When the Cold War economy unraveled, hometowns became unsustainable. High school degrees became inadequate for securing jobs, and the self-inflicted injuries of the Reagan era not only weakened the unions that had allowed white workers to live middle class lives, but also began to gut the concept and institutions of social security. It became necessary to contemplate Tom Joad all over again, and this could only be a stepping down from greatness. People who should have left found themselves unable to contemplate actually leaving, because they imagined they would be leaving themselves behind, and because they were afraid of where they might have had to go. Not surprisingly, it was in this period – the 1980s – that the hometown was reified as a melancholy myth of an endangered American identity: the subject matter of Bruce Springsteen’s songs, charged with betrayal. Because that betrayed place had been more real between the 1940s and the 1970s than, say, in Bryan’s time, it was now that much more frightening to see it turning into yet another American mythology of place: the ghost town, in which you were the ghost.
In the last election, the ghosts turned out in force to vote for Donald Trump. In the process, they aggravated the injury that their Reagan-loving parents had inflicted. They did so for reasons that have to do with the nature of the hometown itself: the security and superiority conveyed by the conviction of roots in the soil and separateness from the rootless, and, of course, fear of being uprooted. They did not just vote for a fascist leadership that is contemptuous of every liberal safeguard within democracy; they revealed the Volkisch underpinnings and fascist possibilities of an existentially insecure Homeland made up of hometowns, in which folksiness is an established political idiom, indulged without reflection by liberals and conservatives alike.
The fetish of roots and the folk’s fear of the unrooted is, of course, a common aspect of fascism. It brings together entitlement and anxiety, typically expressed as racism, because race is among other things a perceived relationship to place. Those who are out of place, without a place, or indifferent to place are not only races apart, but also racial enemies and enemies of race itself. Like any matter out of place, they constitute dirt: the dirty Jew in Germany, the dirty Arab in Israel, the dirty Mexican in the American southwest, refugees in upstate New York, immigrants everywhere. And as dirt in the age of sanitation, they are invitations to cleansing and other forms of intervention. As animals that have wandered in from the wilderness, they threaten the hometown resident with the prospect of invasion, or of having to enter the wilderness himself. It generates music like “Welcome to the Jungle,” the Indiana redneck’s response to Los Angeles.

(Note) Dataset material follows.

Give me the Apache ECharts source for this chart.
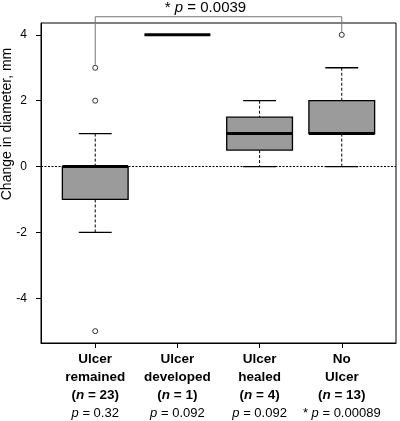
<!DOCTYPE html>
<html>
<head>
<meta charset="utf-8">
<script src="https://cdn.jsdelivr.net/npm/echarts@6/dist/echarts.min.js"></script>
<style>
    html, body { margin: 0; padding: 0; background: #fff; }
    #chart { width: 400px; height: 421px; }
</style>
</head>
<body>
<div id="chart"></div>
<script>
'use strict';

// groups, left to right
var nameTop = ['Ulcer', 'Ulcer', 'Ulcer', 'No'];
var nameBottom = ['remained', 'developed', 'healed', 'Ulcer'];
var groupN = [23, 1, 4, 13];
var groupP = ['0.32', '0.092', '0.092', '0.00089'];
var groupStar = ['', '', '', '* '];

// box statistics per group
var lowerWhisker = [-2, 4, 0, 0];
var q1 = [-1, 4, 0.5, 1];
var median = [0, 4, 1, 1];
var q3 = [0, 4, 1.5, 2];
var upperWhisker = [1, 4, 2, 3];

// outliers as [group position, value]
var outliers = [[1, 3], [1, 2], [1, -5], [4, 4]];

var yTicks = [-4, -2, 0, 2, 4];
var groupTicks = [1, 2, 3, 4];

// comparison bracket between group 1 and 4
var bracketFrom = [1, 3];
var bracketTo = [4, 4];
var bracketLevel = 4.55;
var bracketP = '0.0039';

var yTitle = 'Change in diameter, mm';

var FONT = '"Liberation Sans", Arial, sans-serif';
var BOX_HALF = 0.4;

var boxData = groupTicks.map(function(x, i) {
    return [x, lowerWhisker[i], q1[i], median[i], q3[i], upperWhisker[i]];
});

function renderBox(params, api) {
    var x = api.value(0);
    var lo = api.value(1), b1 = api.value(2), med = api.value(3), b3 = api.value(4), hi = api.value(5);
    var pHi = api.coord([x, hi]);
    var pB3 = api.coord([x, b3]);
    var pB1 = api.coord([x, b1]);
    var pLo = api.coord([x, lo]);
    var boxL = api.coord([x - BOX_HALF, b3]);
    var boxR = api.coord([x + BOX_HALF, b1]);
    var capL = api.coord([x - BOX_HALF / 2, 0])[0];
    var capR = api.coord([x + BOX_HALF / 2, 0])[0];
    var pMed = api.coord([x, med]);
    var dash = { stroke: '#000', lineWidth: 1, lineDash: [3, 2] };
    var solid = { stroke: '#000', lineWidth: 1.3 };
    return {
        type: 'group',
        children: [
            { type: 'line', shape: { x1: pHi[0], y1: pHi[1], x2: pB3[0], y2: pB3[1] }, style: dash },
            { type: 'line', shape: { x1: pB1[0], y1: pB1[1], x2: pLo[0], y2: pLo[1] }, style: dash },
            { type: 'line', shape: { x1: capL, y1: pHi[1], x2: capR, y2: pHi[1] }, style: solid },
            { type: 'line', shape: { x1: capL, y1: pLo[1], x2: capR, y2: pLo[1] }, style: solid },
            {
                type: 'rect',
                shape: { x: boxL[0], y: boxL[1], width: boxR[0] - boxL[0], height: boxR[1] - boxL[1] },
                style: { fill: '#9b9b9b', stroke: '#000', lineWidth: 1.3 }
            },
            { type: 'line', shape: { x1: boxL[0], y1: pMed[1], x2: boxR[0], y2: pMed[1] }, style: { stroke: '#000', lineWidth: 3 } }
        ]
    };
}

function groupLabel(value) {
    var i = groupTicks.indexOf(value);
    if (i < 0) return '';
    return '{b|' + nameTop[i] + '}\n{b|' + nameBottom[i] + '}\n' +
        '{b|(}{bi|n}{b| = ' + groupN[i] + ')}\n' +
        '{r|' + groupStar[i] + '}{i|p}{r| = ' + groupP[i] + '}';
}

var chart = echarts.init(document.getElementById('chart'));

chart.setOption({
    animation: false,
    grid: {
        left: 41, right: 4, top: 23, bottom: 78,
        outerBoundsMode: 'none',
        containLabel: false,
        show: true, borderColor: '#000', borderWidth: 1
    },
    xAxis: {
        type: 'value',
        min: 0.34,
        max: 4.66,
        splitLine: { show: false },
        axisLine: { show: true, onZero: false, lineStyle: { color: '#000', width: 1 } },
        axisTick: { show: true, customValues: groupTicks, length: 5, lineStyle: { color: '#000' } },
        axisLabel: {
            customValues: groupTicks,
            margin: 7,
            formatter: groupLabel,
            rich: {
                b: { fontFamily: FONT, fontSize: 13.5, fontWeight: 'bold', color: '#000', lineHeight: 18 },
                bi: { fontFamily: FONT, fontSize: 13.5, fontWeight: 'bold', fontStyle: 'italic', color: '#000', lineHeight: 18 },
                r: { fontFamily: FONT, fontSize: 13, color: '#000', lineHeight: 18 },
                i: { fontFamily: FONT, fontSize: 13, fontStyle: 'italic', color: '#000', lineHeight: 18 }
            }
        }
    },
    yAxis: {
        type: 'value',
        min: -5.36,
        max: 4.36,
        splitLine: { show: false },
        axisLine: { show: true, onZero: false, lineStyle: { color: '#000', width: 1 } },
        axisTick: { show: true, customValues: yTicks, length: 5, lineStyle: { color: '#000' } },
        axisLabel: { customValues: yTicks, margin: 14, fontFamily: FONT, fontSize: 12, color: '#000' }
    },
    series: [
        {
            type: 'custom',
            renderItem: renderBox,
            data: boxData,
            encode: { x: 0, y: [1, 2, 3, 4, 5] },
            z: 3,
            markLine: {
                silent: true,
                symbol: 'none',
                label: { show: false },
                lineStyle: { color: '#000', type: [2, 1.5], width: 1.2 },
                data: [{ yAxis: 0 }],
                z: 2
            }
        },
        {
            type: 'scatter',
            data: outliers,
            symbol: 'circle',
            symbolSize: 5,
            itemStyle: { color: '#fff', borderColor: '#000', borderWidth: 1 },
            z: 4
        }
    ]
});

// bracket above the plot, placed through the chart's own scales
var pFrom = chart.convertToPixel({ gridIndex: 0 }, bracketFrom);
var pTo = chart.convertToPixel({ gridIndex: 0 }, bracketTo);
var bracketY = chart.convertToPixel({ gridIndex: 0 }, [1, bracketLevel])[1];
chart.setOption({
    graphic: [
        {
            type: 'polyline',
            shape: { points: [[pFrom[0], pFrom[1] - 3], [pFrom[0], bracketY], [pTo[0], bracketY], [pTo[0], pTo[1] - 3]] },
            style: { stroke: '#777', lineWidth: 1, fill: null },
            silent: true
        },
        {
            type: 'text',
            x: (pFrom[0] + pTo[0]) / 2 - 13,
            y: bracketY - 9,
            style: {
                text: '{r|* }{i|p}{r| = ' + bracketP + '}',
                align: 'center',
                verticalAlign: 'middle',
                rich: {
                    r: { fontFamily: FONT, fontSize: 15, color: '#000' },
                    i: { fontFamily: FONT, fontSize: 15, fontStyle: 'italic', color: '#000' }
                }
            }
        },
        {
            // y title sits above the plot middle in the original
            type: 'text',
            x: 7,
            y: 124,
            rotation: Math.PI / 2,
            style: {
                text: yTitle,
                align: 'center',
                verticalAlign: 'middle',
                fontFamily: FONT,
                fontSize: 14,
                fill: '#000'
            }
        }
    ]
});
</script>
</body>
</html>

Along with the fear of savages and animals, the prospect of being exiled to the jungle brings the fear of emasculation. The narrative of the American hometown is a richly gendered text, consisting not only of the culture of team sports, guns, pick-up trucks (or muscle cars) and the predictable comfort of marrying your ‘high school sweetheart,’ but also the ritualized expectation that you will, upon graduation, become a newly-carded member of the same labor union to which your father belongs. When these expectations and rituals become threadbare even as mythology, the crisis of manhood takes the form of racist, homophobic and misogynistic violence, and overrides rational calculations of economic and political self-interest, not to mention ethical considerations and the niceties of liberal democracy, which can only appear effeminate. It produces the compulsive bullying and the stormtrooper phenomena that Arthur Rosenberg identified, in 1934, as the essential ingredient of full-blown fascism.

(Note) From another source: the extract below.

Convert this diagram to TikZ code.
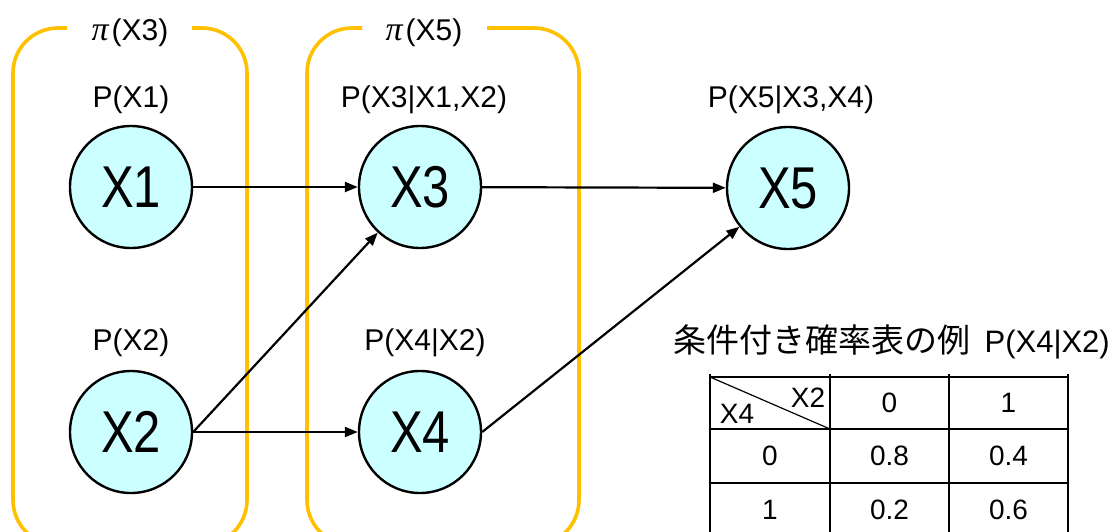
\documentclass[tikz,border=0pt]{standalone}
\usepackage{fontspec}
\usepackage{graphicx}
\setmainfont{Liberation Sans}
\newfontfamily\jp{Noto Sans CJK JP}
\newfontfamily\piserif{Liberation Serif}
\usetikzlibrary{arrows.meta}
\definecolor{frameorange}{HTML}{FFC000}
\definecolor{nodefill}{HTML}{CCFFFF}
\tikzset{
  var/.style={circle, draw=black, line width=2.4pt, fill=nodefill, minimum size=122pt, inner sep=0pt,
    font=\fontsize{59}{61}\selectfont},
  lbl/.style={inner sep=0pt, font=\fontsize{30}{32}\selectfont},
  pilbl/.style={inner sep=0pt, font=\fontsize{30}{32}\selectfont},
  frame/.style={draw=frameorange, line width=3.6pt, rounded corners=45pt},
  edge/.style={line width=2.2pt, -{Triangle[length=13pt,width=10pt]}},
  cell/.style={inner sep=0pt, font=\fontsize{28}{30}\selectfont},
  grid/.style={line width=2.4pt}
}
\newcommand{\narrow}[1]{\scalebox{0.83}[1]{#1}}
\newcommand{\pisym}{{\piserif\itshape\fontsize{34}{36}\selectfont π}}
\begin{document}
\begin{tikzpicture}[x=1pt, y=-1pt]
\useasboundingbox (0,0) rectangle (1112,531);
\clip (0,0) rectangle (1112,531);
% frames
\draw[frame] (67,28) -| (13,545) -| (247,28) -- (192,28);
\draw[frame] (362,28) -| (307,545) -| (579,28) -- (487,28);
\node[pilbl] (pi3) at (130,33) {\pisym\hspace{3pt}(X3)};
\node[pilbl] (pi5) at (424,33) {\pisym\hspace{3pt}(X5)};
% nodes
\node[var] (x1) at (131,187) {\narrow{X1}};
\node[var] (x3) at (420,187) {\narrow{X3}};
\node[var] (x5) at (788,188) {\narrow{X5}};
\node[var] (x2) at (131,432) {\narrow{X2}};
\node[var] (x4) at (420,432) {\narrow{X4}};
% labels
\node[lbl] (p1) at (131,100) {P(X1)};
\node[lbl] (p3) at (424,100) {P(X3|X1,X2)};
\node[lbl] (p5) at (791,100) {P(X5|X3,X4)};
\node[lbl] (p2) at (131,343) {P(X2)};
\node[lbl] (p4) at (425,343) {P(X4|X2)};
% edges
\draw[edge] (x1) -- (x3);
\draw[edge] (x3) -- (x5);
\draw[edge] (x2.east) -- (x3);
\draw[edge] (x2) -- (x4);
\draw[edge] (x4.east) -- (x5);
% table
\node[lbl, anchor=east] (title) at (1110,342) {{\jp\fontsize{33}{35}\selectfont 条件付き確率表の例}\hspace{14pt}{\fontsize{31}{33}\selectfont P(X4|X2)}};
\draw[grid] (710,377) -- (1068,377);
\draw[grid] (710,429) -- (1068,429);
\draw[grid] (710,483) -- (1068,483);
\draw[grid] (710,537) -- (1068,537);
\draw[grid] (710,374) -- (710,545);
\draw[grid] (830,374) -- (830,545);
\draw[grid] (949,374) -- (949,545);
\draw[grid] (1068,374) -- (1068,545);
\draw[line width=1.2pt] (710,377) -- (830,429);
\node[cell] (hx2) at (808,398) {X2};
\node[cell] (hx4) at (737,414) {X4};
\node[cell] (h0) at (889.5,403) {0};
\node[cell] (h1) at (1008.5,403) {1};
\node[cell] (r0) at (770,456) {0};
\node[cell] (r08) at (889.5,456) {0.8};
\node[cell] (r04) at (1008.5,456) {0.4};
\node[cell] (r1) at (770,510) {1};
\node[cell] (r02) at (889.5,510) {0.2};
\node[cell] (r06) at (1008.5,510) {0.6};
\end{tikzpicture}
\end{document}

The citizen in that mode of reaction functions as a modern peasant, hostile to science, even more hostile to the arts, resentful of educated outsiders and of education itself. (The American high school is primarily a location of socialization, and only secondarily of learning.) The modern peasant is, in one sense, a contradiction in terms, but is actually a common creature. He or she retains the provinciality of the peasant and the fetish of the soil, but it is now national soil, and suspicious outsiders are national enemies. The forms of hate remain familiar and assimilate the old, but the content is substantially new. Hannah Arendt once remarked of European anti-Semitism that it was ‘not about the Jews,’ indicating a difference between the ‘classical’ pogroms of rural bigots and the nineteenth-century urban Gentile’s dislike of the emancipated Jew. The new hate, she suggested, was more about the nationalizing citizen’s resentful relationship with the liberal state and its allies. The particular target was incidental. In present-day America, it would be inaccurate to say that the racism, anti-intellectualism and gender norms of the hometown are merely byproducts of a government policy or even a cluster of policies such as neoliberal capitalism; they are imbedded in much deeper histories of the settlement of the continent. But they are nevertheless intertwined with global economic currents that have made the American hometown obsolete, and made it necessary for the peasants to do what other peasants have typically done, which is to embrace the city. The obsolescence of the hometown is inseparable from the reluctance of its denizens to do move to where the colleges are, where the jobs are, where the strangers and savages are.
The American hometown – which is not just a place, but an idea in which Trump and Springsteen are both complicit – is not a benign sentimentality. It is a nostalgia of arrested development, intertwined with white privilege, violent masculinity, and the fundamentally unreasonable and unhealthy refusal to grow up and leave home. There is something pathological about a political reality in which adults who cling to their high school selves vote for a man who consistently behaves like a spoiled child. It is, after all, not rational to confuse cities and the wilderness, or to expect that manufacturing jobs that have disappeared due to automation will return if foreign-made products are hit with tariffs, or to act as if the mass deportation of undocumented aliens will help unemployed Americans who do not want to pick oranges or drive cabs. It is irrational to be terrified of Muslims when the overwhelming share of the killing in this country is done by Christians, and by the police. Rationality in political decision-making may be unfashionable and ‘elitist’ (on this point, there is a perverse agreement between the far right and the post-modern left), but if we are going to have a modern state, then the primacy of verifiable information over ‘feelings’ in governance is an essential hedge against fascism.